NEWPORT NEWS—New polling data released Wednesday suggests that the Peninsula lawmakers' fixation on the Hampton Roads Bridge-Tunnel is right in line with the opinions of local commuters.
Pollsters from Christopher Newport University found that local voters believe expanding the link between Norfolk and Hampton and improving regional mass transit should be the top projects in Hampton Roads. Four out of every 10 people contacted in the survey said widening the HRBT should be one of the top two priorities in the region. The long-discussed third crossing ranked third on the list.
The polling data comes just a day after the state transportation commissioner ordered a new study on the potential for expanding the HRBT. Kidd said that chasm doesn't mean either side is right or wrong, but that the dialogue over transportation projects and priorities needs to improve.

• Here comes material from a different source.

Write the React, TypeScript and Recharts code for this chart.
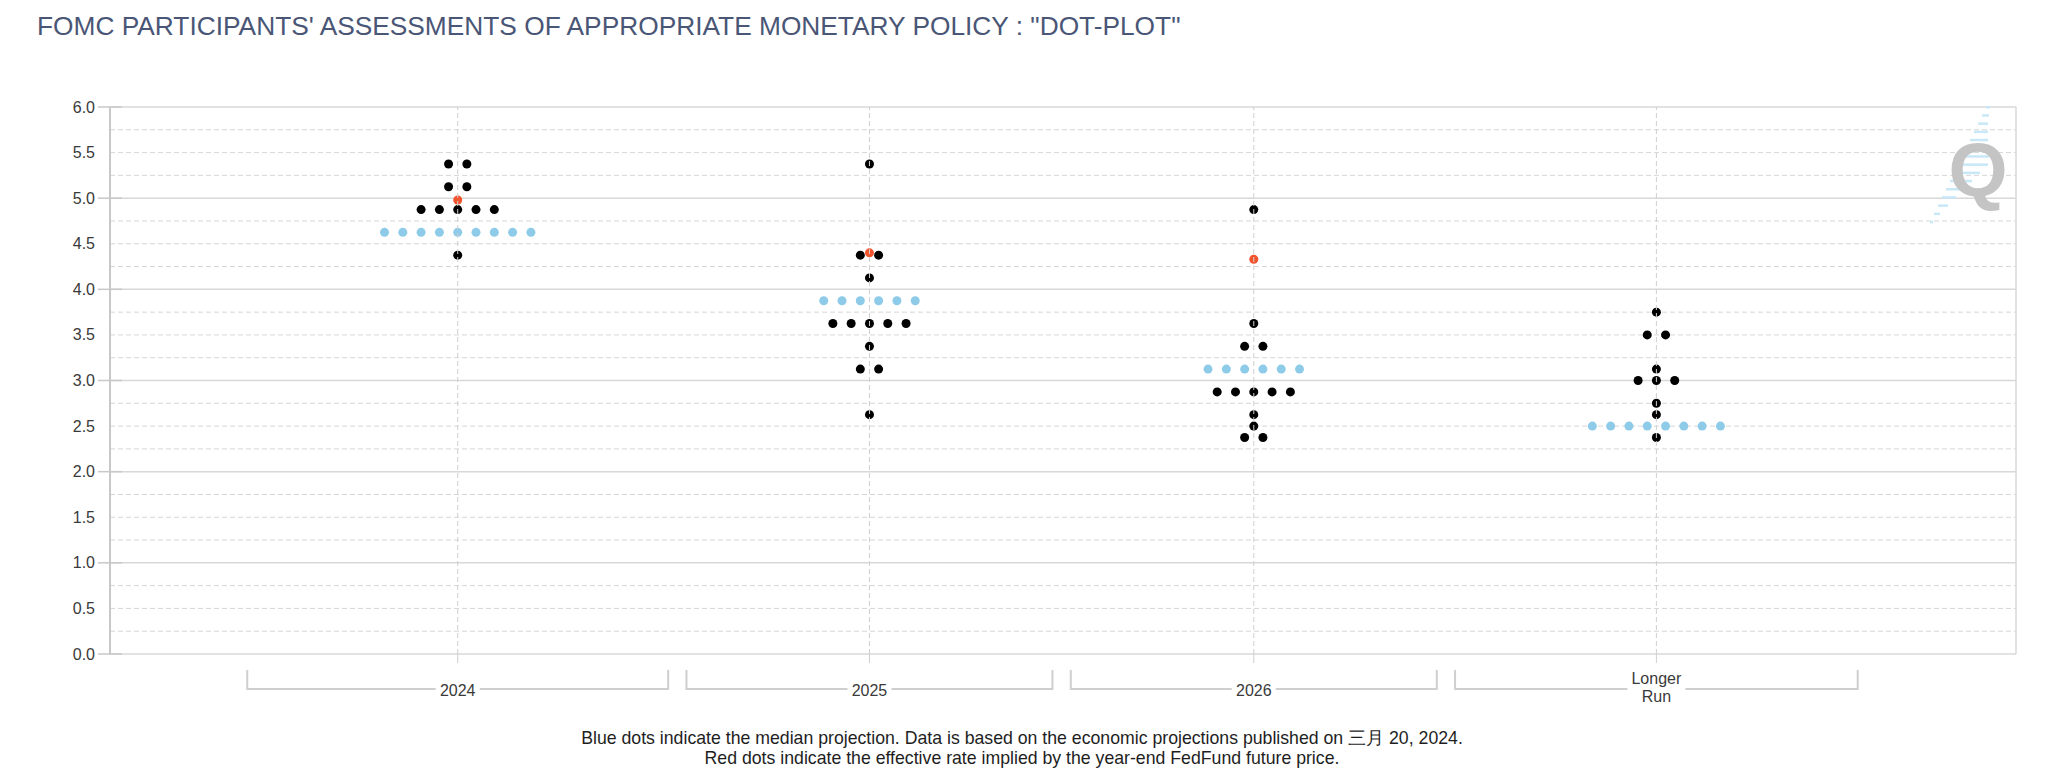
import { ScatterChart, Scatter, XAxis, YAxis, ReferenceLine } from "recharts";

// FOMC dot plot, March 2024 SEP
const CATEGORIES = ["2024", "2025", "2026", "Longer Run"];

const LEVELS_2024 = [5.375, 5.125, 4.875, 4.625, 4.375];
const COUNTS_2024 = [2, 2, 5, 9, 1];
const LEVELS_2025 = [5.375, 4.375, 4.125, 3.875, 3.625, 3.375, 3.125, 2.625];
const COUNTS_2025 = [1, 2, 1, 6, 5, 1, 2, 1];
const LEVELS_2026 = [4.875, 3.625, 3.375, 3.125, 2.875, 2.625, 2.5, 2.375];
const COUNTS_2026 = [1, 1, 2, 6, 5, 1, 1, 2];
const LEVELS_LONGER = [3.75, 3.5, 3.125, 3.0, 2.75, 2.625, 2.5, 2.375];
const COUNTS_LONGER = [1, 2, 1, 3, 1, 1, 8, 1];

const MEDIANS = [4.625, 3.875, 3.125, 2.5];
// rate implied by year-end fed funds futures
const FUTURES = [4.98, 4.4, 4.33, null];

const Y_TICKS = [0, 0.5, 1, 1.5, 2, 2.5, 3, 3.5, 4, 4.5, 5, 5.5, 6];

const LEVELS = [LEVELS_2024, LEVELS_2025, LEVELS_2026, LEVELS_LONGER];
const COUNTS = [COUNTS_2024, COUNTS_2025, COUNTS_2026, COUNTS_LONGER];

// x axis works in "dot widths": each category gets a band sized by its widest row
const BAND_BASE = 15;
const PAD_LEFT = 7;
const PAD_RIGHT = 8.15;

const CHART_W = 2048;
const CHART_H = 783;
const Y_AXIS_W = 110;
const MARGIN = { top: 107, right: 32, bottom: 49, left: 0 };
const X_AXIS_H = 80;

const bandWidths = COUNTS.map((c) => BAND_BASE + Math.max(...c));
const bandStarts: number[] = [];
bandWidths.reduce((acc, w) => {
  bandStarts.push(acc);
  return acc + w;
}, 0);
const totalBands = bandWidths.reduce((a, b) => a + b, 0);
const centers = bandStarts.map((s, i) => s + bandWidths[i] / 2);
const X_DOMAIN = [-PAD_LEFT, totalBands + PAD_RIGHT];
const PLOT_W = CHART_W - Y_AXIS_W - MARGIN.left - MARGIN.right;
const PX_PER_DOT = PLOT_W / (X_DOMAIN[1] - X_DOMAIN[0]);

const dots: { x: number; y: number }[] = [];
const medianDots: { x: number; y: number }[] = [];
LEVELS.forEach((levels, i) => {
  levels.forEach((rate, j) => {
    const n = COUNTS[i][j];
    for (let k = 0; k < n; k++) {
      const pt = { x: centers[i] + k - (n - 1) / 2, y: rate };
      if (rate === MEDIANS[i]) medianDots.push(pt);
      else dots.push(pt);
    }
  });
});
const futureDots = FUTURES.map((v, i) => (v == null ? null : { x: centers[i], y: v })).filter(
  Boolean
) as { x: number; y: number }[];

const quarterLines: number[] = [];
for (let v = 0.25; v < 6; v += 0.25) if (v % 1 !== 0) quarterLines.push(v);

const dotShape = (fill: string) => (p: any) =>
  <circle cx={p.cx} cy={p.cy} r={4.5} fill={fill} />;

function RateTick(props: any) {
  const { x, y, payload } = props;
  const v = payload.value as number;
  return (
    <g>
      {v % 1 === 0 && (
        <line x1={x + 3} x2={x + 27} y1={y} y2={y} stroke="#c8c8c8" strokeWidth={1.5} />
      )}
      <text x={x} y={y} textAnchor="end" dominantBaseline="central" fontSize={16} fill="#3a3a3a">
        {v.toFixed(1)}
      </text>
    </g>
  );
}

function CategoryTick(props: any) {
  const { x, y, payload } = props;
  let i = 0;
  centers.forEach((c, k) => {
    if (Math.abs(c - payload.value) < Math.abs(centers[i] - payload.value)) i = k;
  });
  const half = (bandWidths[i] / 2 - 0.5) * PX_PER_DOT;
  const lineY = y + 26;
  const topY = y + 7;
  const lines = CATEGORIES[i].split(" ");
  const gap = lines.length > 1 ? 58 : 44;
  const gapH = lines.length > 1 ? 38 : 20;
  const mid = lines.length > 1 ? lineY - 2 : lineY + 1;
  return (
    <g>
      <polyline
        points={`${x - half},${topY} ${x - half},${lineY} ${x + half},${lineY} ${x + half},${topY}`}
        fill="none"
        stroke="#cfcfcf"
        strokeWidth={2}
      />
      <rect x={x - gap / 2} y={mid - gapH / 2} width={gap} height={gapH} fill="#fff" />
      {lines.map((t, k) => (
        <text
          key={t}
          x={x}
          y={mid + (k - (lines.length - 1) / 2) * 18}
          textAnchor="middle"
          dominantBaseline="central"
          fontSize={16}
          fill="#3a3a3a"
        >
          {t}
        </text>
      ))}
    </g>
  );
}

const WATERMARK_DASHES = [4, 7, 10, 14, 18, 22, 27, 30, 26, 22, 18, 14, 10, 6, 3];

export default function App() {
  return (
    <div
      style={{
        position: "absolute",
        left: 0,
        top: 0,
        width: CHART_W,
        height: CHART_H,
        background: "#fff",
        fontFamily: "'Liberation Sans', Arial, sans-serif",
      }}
    >
      <div
        style={{
          position: "absolute",
          left: 37,
          top: 10,
          fontSize: 26.3,
          lineHeight: "32px",
          color: "#4a5676",
          whiteSpace: "nowrap",
        }}
      >
        FOMC PARTICIPANTS' ASSESSMENTS OF APPROPRIATE MONETARY POLICY : "DOT-PLOT"
      </div>

      <ScatterChart width={CHART_W} height={CHART_H} margin={MARGIN}>
        {quarterLines.map((v) => (
          <ReferenceLine key={"q" + v} y={v} stroke="#d6d6d6" strokeDasharray="5 3" />
        ))}
        {Y_TICKS.filter((v) => v % 1 === 0).map((v) => (
          <ReferenceLine key={"i" + v} y={v} stroke="#d8d8d8" strokeWidth={1.5} />
        ))}
        <ReferenceLine x={X_DOMAIN[1]} stroke="#d8d8d8" strokeWidth={1.5} />
        <XAxis
          type="number"
          dataKey="x"
          domain={X_DOMAIN}
          ticks={centers}
          interval={0}
          allowDataOverflow
          axisLine={false}
          tickLine={{ stroke: "#cfcfcf" }}
          tickSize={9}
          tickMargin={0}
          height={X_AXIS_H}
          tick={CategoryTick}
        />
        <YAxis
          type="number"
          dataKey="y"
          domain={[0, 6]}
          ticks={Y_TICKS}
          interval={0}
          axisLine={{ stroke: "#c8c8c8", strokeWidth: 2 }}
          tickLine={false}
          tickSize={12}
          tickMargin={3}
          width={Y_AXIS_W}
          tick={RateTick}
        />
        <Scatter data={dots} shape={dotShape("#000000")} isAnimationActive={false} />
        <Scatter data={medianDots} shape={dotShape("#8ecbe9")} isAnimationActive={false} />
        <Scatter data={futureDots} shape={dotShape("#f2542d")} isAnimationActive={false} />
        {centers.map((c) => (
          <ReferenceLine
            key={"c" + c}
            x={c}
            stroke="#cfcfcf"
            strokeDasharray="5 3"
            {...({ zIndex: 700 } as any)}
          />
        ))}
      </ScatterChart>

      <svg
        width={120}
        height={140}
        style={{ position: "absolute", left: 1910, top: 100 }}
      >
        {WATERMARK_DASHES.map((len, k) => (
          <rect
            key={k}
            x={76 - k * 4}
            y={6 + k * 8.2}
            width={len}
            height={2.5}
            fill="#c8e8f8"
          />
        ))}
        <text x={68} y={96} textAnchor="middle" fontSize={76} fontWeight="bold" fill="#c4c4c4">
          Q
        </text>
      </svg>

      <div
        style={{
          position: "absolute",
          left: 0,
          width: 2044,
          top: 728,
          textAlign: "center",
          fontSize: 17.7,
          lineHeight: "20px",
          color: "#1e1e1e",
        }}
      >
        Blue dots indicate the median projection. Data is based on the economic projections published on 三月 20, 2024.
        <br />
        Red dots indicate the effective rate implied by the year-end FedFund future price.
      </div>
    </div>
  );
}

The poll was released just as tidbits of Gov. Timothy M. Kaine's looming plan to raise more money for transportation have started to leak out. Kaine is expected to roll out his proposal for fixing the state's road woes in the next 10 days and lawmakers are gearing up for a special legislative session on transportation in Richmond in late June.
"All issues are on the table," Kaine said.

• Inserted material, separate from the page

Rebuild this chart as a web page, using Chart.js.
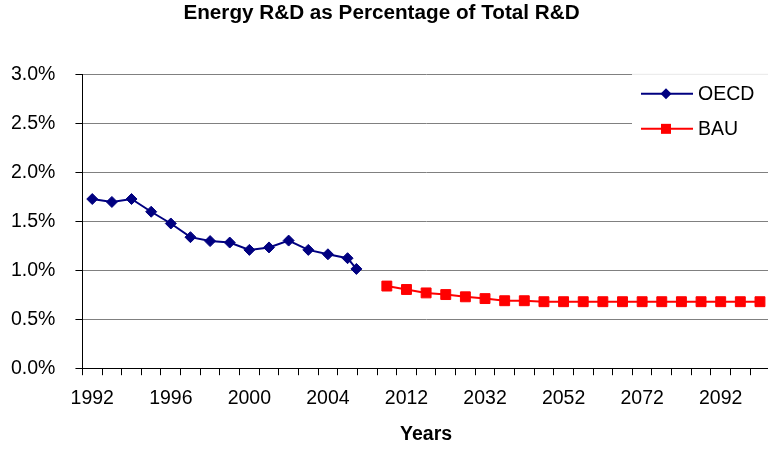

Lawmakers thought they had a fix last year, but public outcry and a state Supreme Court ruling financially crippled that plan. Now Kaine and fellow Democrats are hoping the do-over allows them to patch up the state's maintenance fund, which is siphoning hundreds of millions of dollars a year away from new road projects.
So far Kaine has been mum on the guts of his plan — which will require legislative approval. But during a radio appearance this week, Kaine indicated that he would try to spread around the burden, possibly relying on increases in the gas tax and the 3 percent sales tax charged on vehicle purchases.

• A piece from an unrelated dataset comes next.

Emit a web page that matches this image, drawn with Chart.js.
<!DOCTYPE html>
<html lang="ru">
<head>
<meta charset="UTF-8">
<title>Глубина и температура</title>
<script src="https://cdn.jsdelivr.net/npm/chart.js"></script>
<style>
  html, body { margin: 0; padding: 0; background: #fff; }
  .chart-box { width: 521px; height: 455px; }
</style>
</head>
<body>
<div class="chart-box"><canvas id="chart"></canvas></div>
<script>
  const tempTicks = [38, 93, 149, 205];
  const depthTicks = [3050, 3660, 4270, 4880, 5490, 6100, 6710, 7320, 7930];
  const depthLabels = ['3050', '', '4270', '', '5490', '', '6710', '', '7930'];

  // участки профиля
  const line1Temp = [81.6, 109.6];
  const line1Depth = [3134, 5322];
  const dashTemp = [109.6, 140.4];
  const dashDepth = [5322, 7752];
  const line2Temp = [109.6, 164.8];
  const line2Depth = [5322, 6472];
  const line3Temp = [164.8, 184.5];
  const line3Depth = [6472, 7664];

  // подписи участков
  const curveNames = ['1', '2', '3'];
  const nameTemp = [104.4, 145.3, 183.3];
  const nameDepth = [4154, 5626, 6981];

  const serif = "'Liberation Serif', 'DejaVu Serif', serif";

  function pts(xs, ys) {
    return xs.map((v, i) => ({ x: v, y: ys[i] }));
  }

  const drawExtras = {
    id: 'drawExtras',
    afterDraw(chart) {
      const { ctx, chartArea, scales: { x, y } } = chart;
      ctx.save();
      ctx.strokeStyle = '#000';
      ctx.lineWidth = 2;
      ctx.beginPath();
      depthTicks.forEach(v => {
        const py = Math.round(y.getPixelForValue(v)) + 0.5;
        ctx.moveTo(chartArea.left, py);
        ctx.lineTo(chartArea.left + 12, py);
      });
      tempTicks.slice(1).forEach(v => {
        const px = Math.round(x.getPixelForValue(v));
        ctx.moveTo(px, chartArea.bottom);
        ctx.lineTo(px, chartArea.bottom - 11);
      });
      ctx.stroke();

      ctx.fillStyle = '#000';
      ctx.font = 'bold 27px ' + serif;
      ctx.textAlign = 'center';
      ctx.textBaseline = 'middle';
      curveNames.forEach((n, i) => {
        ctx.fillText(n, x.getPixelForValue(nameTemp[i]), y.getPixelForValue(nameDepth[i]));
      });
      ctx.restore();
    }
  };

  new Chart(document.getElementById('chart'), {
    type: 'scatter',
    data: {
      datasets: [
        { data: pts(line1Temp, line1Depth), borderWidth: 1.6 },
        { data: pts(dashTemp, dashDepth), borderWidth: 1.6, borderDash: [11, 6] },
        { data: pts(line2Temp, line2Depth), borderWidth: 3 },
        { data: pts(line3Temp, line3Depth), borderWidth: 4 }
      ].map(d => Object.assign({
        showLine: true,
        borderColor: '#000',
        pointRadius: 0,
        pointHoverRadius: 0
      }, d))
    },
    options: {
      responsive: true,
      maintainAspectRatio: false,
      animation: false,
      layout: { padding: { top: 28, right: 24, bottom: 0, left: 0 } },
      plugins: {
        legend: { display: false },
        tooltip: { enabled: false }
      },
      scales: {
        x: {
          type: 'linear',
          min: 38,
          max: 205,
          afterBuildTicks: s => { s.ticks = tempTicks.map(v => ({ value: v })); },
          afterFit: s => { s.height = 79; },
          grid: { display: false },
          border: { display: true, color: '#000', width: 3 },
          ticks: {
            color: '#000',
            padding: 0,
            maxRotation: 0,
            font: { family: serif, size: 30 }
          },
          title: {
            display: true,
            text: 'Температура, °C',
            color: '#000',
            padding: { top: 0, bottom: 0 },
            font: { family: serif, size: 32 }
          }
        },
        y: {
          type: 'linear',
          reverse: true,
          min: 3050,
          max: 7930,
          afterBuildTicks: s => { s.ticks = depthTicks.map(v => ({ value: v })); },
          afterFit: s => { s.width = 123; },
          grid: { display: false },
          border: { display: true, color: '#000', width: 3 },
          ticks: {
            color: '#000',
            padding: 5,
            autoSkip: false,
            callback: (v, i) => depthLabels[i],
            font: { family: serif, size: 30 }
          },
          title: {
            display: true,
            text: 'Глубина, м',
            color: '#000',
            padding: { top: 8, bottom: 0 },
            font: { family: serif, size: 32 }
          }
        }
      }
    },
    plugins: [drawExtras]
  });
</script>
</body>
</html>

Raising the state's 17.5 cent gas tax is sure to draw the ire of Republicans in the House of Delegates. House Speaker William J. Howell, R-Stafford, has all but ruled out statewide tax increases to pay for transportation improvements. Already unpopular, gasoline taxes may be an even tougher sell this year with the economy waning and gas prices routinely reaching record highs. The average price of a gallon of regular gasoline in Hampton Roads on Wednesday was $3.38, according to AAA.
In the CNU poll, 89 percent of Hampton Roads residents said local traffic is very heavy and 77 percent said congestion levels have gotten worse in the past five years. While 67 percent told pollsters that they want to see increased funding for transportation improvements, the respondents were divided on how to pay for upgrades.
Gasoline taxes did not fare well in the CNU poll, which was conducted in mid-April and outlined the views of 500 registered voters in Hampton Roads with a margin of error of 4 percent. Most drivers said they preferred to raise revenue for roads using tolls on new highways and new bridges built in the region, with tolls on existing crossings and thoroughfares only slightly less popular.
An increase in the statewide sales tax split the poll, with 50 percent in favor and 49 percent opposed, while a statewide gas tax increase found only 31 percent support with 68 percent opposed. Kidd said it was important to remember that Virginia has an anti-tax bent and that other transportation proposals have triggered major backlashes.
"Think about what we're asking people — 'Do you want your taxes raised?' " he said. "That's pretty significant."
Local voters were united against any sort of regional tax increases, which could be in part leftover anger over the 1-cent regional sales tax referendum in 2002 and last year's plan that set up the Hampton Roads Transportation Authority. A regional sales tax increase irked 75 percent of those polled, while 83 percent opposed a regional gas tax increase.
"We really don't like the idea that we should pay for all of this," Kidd said.